_Dataset extract_
★ ★ ★ ★ ★ ★ ★

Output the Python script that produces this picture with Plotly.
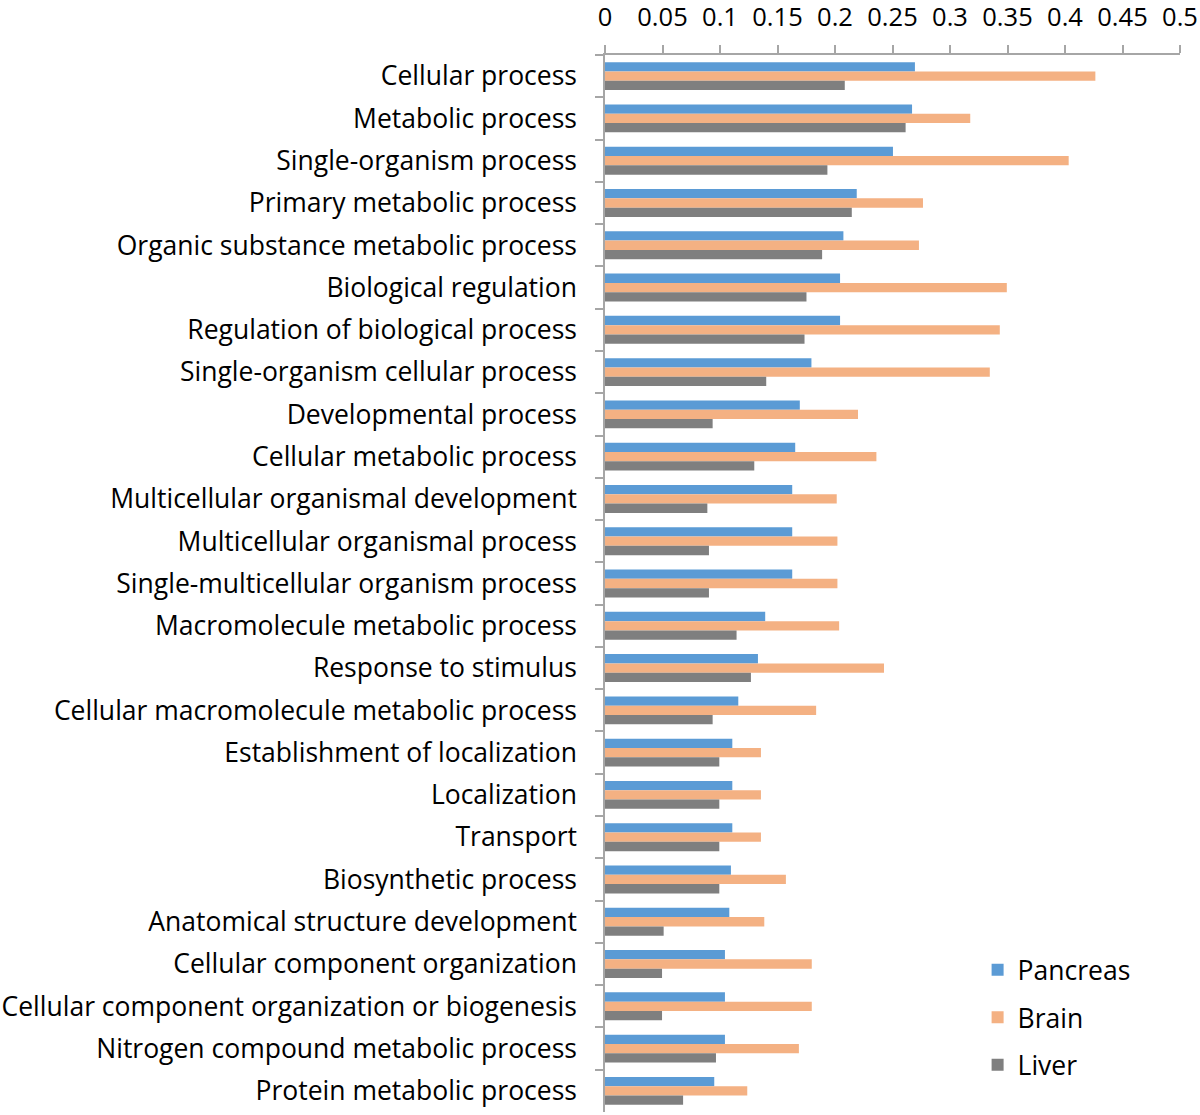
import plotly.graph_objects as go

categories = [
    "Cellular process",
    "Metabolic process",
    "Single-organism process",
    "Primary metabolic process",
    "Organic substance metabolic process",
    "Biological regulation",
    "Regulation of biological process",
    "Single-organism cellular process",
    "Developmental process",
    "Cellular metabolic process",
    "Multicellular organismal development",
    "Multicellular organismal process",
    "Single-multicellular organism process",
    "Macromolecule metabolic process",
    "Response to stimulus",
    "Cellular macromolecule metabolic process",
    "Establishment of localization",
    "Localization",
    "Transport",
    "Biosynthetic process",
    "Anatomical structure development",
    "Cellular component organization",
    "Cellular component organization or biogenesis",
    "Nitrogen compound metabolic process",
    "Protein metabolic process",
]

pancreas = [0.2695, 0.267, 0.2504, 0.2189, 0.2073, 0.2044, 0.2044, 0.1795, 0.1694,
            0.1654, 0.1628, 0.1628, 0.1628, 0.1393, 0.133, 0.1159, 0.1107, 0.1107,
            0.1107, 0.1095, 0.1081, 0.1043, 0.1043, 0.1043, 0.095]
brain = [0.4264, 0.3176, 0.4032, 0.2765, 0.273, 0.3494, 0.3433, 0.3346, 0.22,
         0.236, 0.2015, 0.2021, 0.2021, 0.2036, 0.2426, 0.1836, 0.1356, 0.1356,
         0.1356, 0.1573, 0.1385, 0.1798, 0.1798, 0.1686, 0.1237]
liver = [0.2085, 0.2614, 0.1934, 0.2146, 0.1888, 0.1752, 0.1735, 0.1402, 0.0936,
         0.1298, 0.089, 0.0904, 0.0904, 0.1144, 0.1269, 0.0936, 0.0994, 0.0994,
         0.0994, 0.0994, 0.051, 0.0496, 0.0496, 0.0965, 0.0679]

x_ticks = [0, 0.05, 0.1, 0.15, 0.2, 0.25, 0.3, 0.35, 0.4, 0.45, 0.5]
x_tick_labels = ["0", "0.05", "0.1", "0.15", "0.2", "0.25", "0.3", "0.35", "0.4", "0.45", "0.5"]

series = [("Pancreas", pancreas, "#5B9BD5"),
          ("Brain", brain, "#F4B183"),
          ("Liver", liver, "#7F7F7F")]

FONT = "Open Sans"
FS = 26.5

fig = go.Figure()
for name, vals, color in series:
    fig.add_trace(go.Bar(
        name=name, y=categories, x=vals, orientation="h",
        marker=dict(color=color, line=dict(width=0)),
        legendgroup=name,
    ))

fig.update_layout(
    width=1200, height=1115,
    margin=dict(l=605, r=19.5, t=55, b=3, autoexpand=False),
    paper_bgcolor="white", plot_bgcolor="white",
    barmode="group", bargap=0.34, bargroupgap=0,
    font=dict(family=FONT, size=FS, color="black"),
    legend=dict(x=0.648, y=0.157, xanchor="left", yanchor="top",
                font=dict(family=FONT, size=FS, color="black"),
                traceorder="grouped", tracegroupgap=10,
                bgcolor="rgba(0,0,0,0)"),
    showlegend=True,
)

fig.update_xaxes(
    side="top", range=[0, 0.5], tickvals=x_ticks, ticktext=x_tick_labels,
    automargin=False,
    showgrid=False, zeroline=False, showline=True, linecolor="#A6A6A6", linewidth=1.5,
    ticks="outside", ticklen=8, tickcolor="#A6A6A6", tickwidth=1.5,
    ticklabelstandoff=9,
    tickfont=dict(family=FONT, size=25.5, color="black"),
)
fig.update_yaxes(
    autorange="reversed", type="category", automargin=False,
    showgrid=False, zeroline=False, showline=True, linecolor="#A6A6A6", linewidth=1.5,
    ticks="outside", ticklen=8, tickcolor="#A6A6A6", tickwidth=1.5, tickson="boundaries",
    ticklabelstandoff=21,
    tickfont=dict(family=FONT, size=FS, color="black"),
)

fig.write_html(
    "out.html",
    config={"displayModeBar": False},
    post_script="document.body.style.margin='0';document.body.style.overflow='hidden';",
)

★ ★ ★ ★ ★ ★ ★

_Objective_
Go from the first line of the listing to the line holding "import plotly.graph_objects as go" and, please, transcribe those lines exactly, both included, with no pictures.

_The reply_
Output the Python script that produces this picture with Plotly.
import plotly.graph_objects as go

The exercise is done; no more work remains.